4. Use of Proceeds. The Maker hereby represents, warrants and covenants to the Payee, that the entire
principal amount will be used by the Maker solely for purposes of making a deposit into the Trust Account (as defined below) pursuant to the Investment Management Trust Agreement, dated December 6, 2021, by and between Maker and Continental
Stock Transfer & Trust Company, a New York limited purpose trust company (CST), for the Extension(s) and for the payment of expenses related to the Extension(s). The Maker shall provide evidence reasonably satisfactory to
the Payee of the use of proceeds in compliance with this Section 4.
5. Events of Default. In the event that the Maker consummates a Business
Combination, the following shall constitute an event of default if they occur after the Due Date (Event of Default):
(a) Failure by
Maker to pay the Payment on the Due Date.

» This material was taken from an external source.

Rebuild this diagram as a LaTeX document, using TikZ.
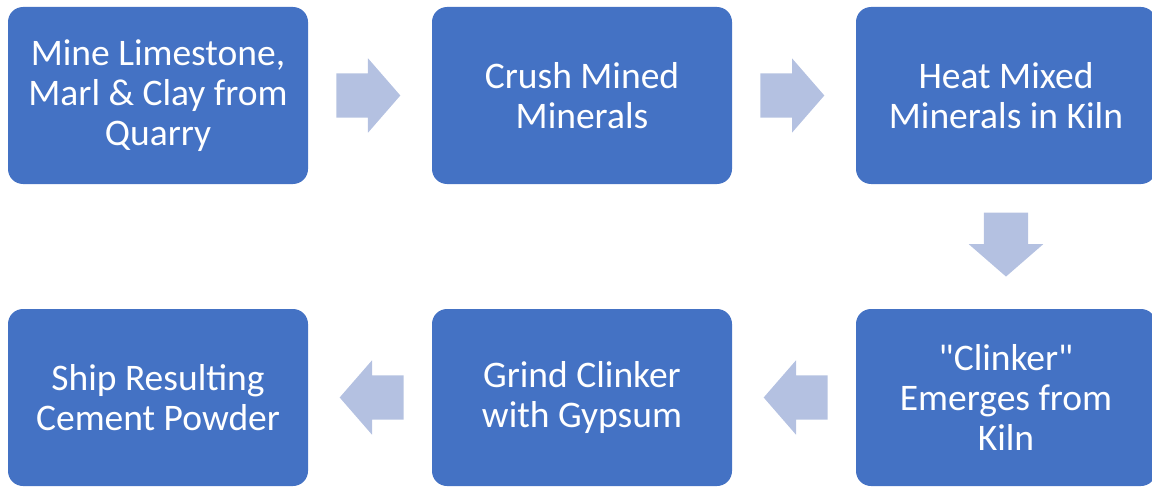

(b) Failure by Maker to comply with the provisions of Section 4 of this Note.
(c) The commencement by Maker of a voluntary case under any applicable bankruptcy, insolvency, reorganization, rehabilitation or other similar law, or the
consent by it to the appointment of or taking possession by a receiver, liquidator, assignee, trustee, custodian, sequestrator (or other similar official) of Maker or for any substantial part of its property, or the making by it of any assignment
for the benefit of creditors, or the failure of Maker generally to pay its debts as such debts become due, or the taking of corporate action by Maker in furtherance of any of the foregoing.
(d) The entry of a decree or order for relief by a court having jurisdiction in the premises in respect of Maker in an involuntary case under any applicable
bankruptcy, insolvency or other similar law, or appointing a receiver, liquidator, assignee, custodian, trustee, sequestrator (or similar official) of Maker or for any substantial part of its property, or ordering the
winding-up or liquidation of its affairs, and the continuance of any such decree or order unstayed and in effect for a period of sixty (60) consecutive days.
6. Remedies.
(a) Upon the occurrence of an Event of
Default specified in Section 5(a) or Section 5(b) hereof, Payee may, by written notice to Maker, declare this Note to be due immediately and payable, whereupon the Payment, shall become immediately due and payable without presentment,
demand, protest or other notice of any kind, all of which are hereby expressly waived, anything contained herein or in the documents evidencing the same to the contrary notwithstanding.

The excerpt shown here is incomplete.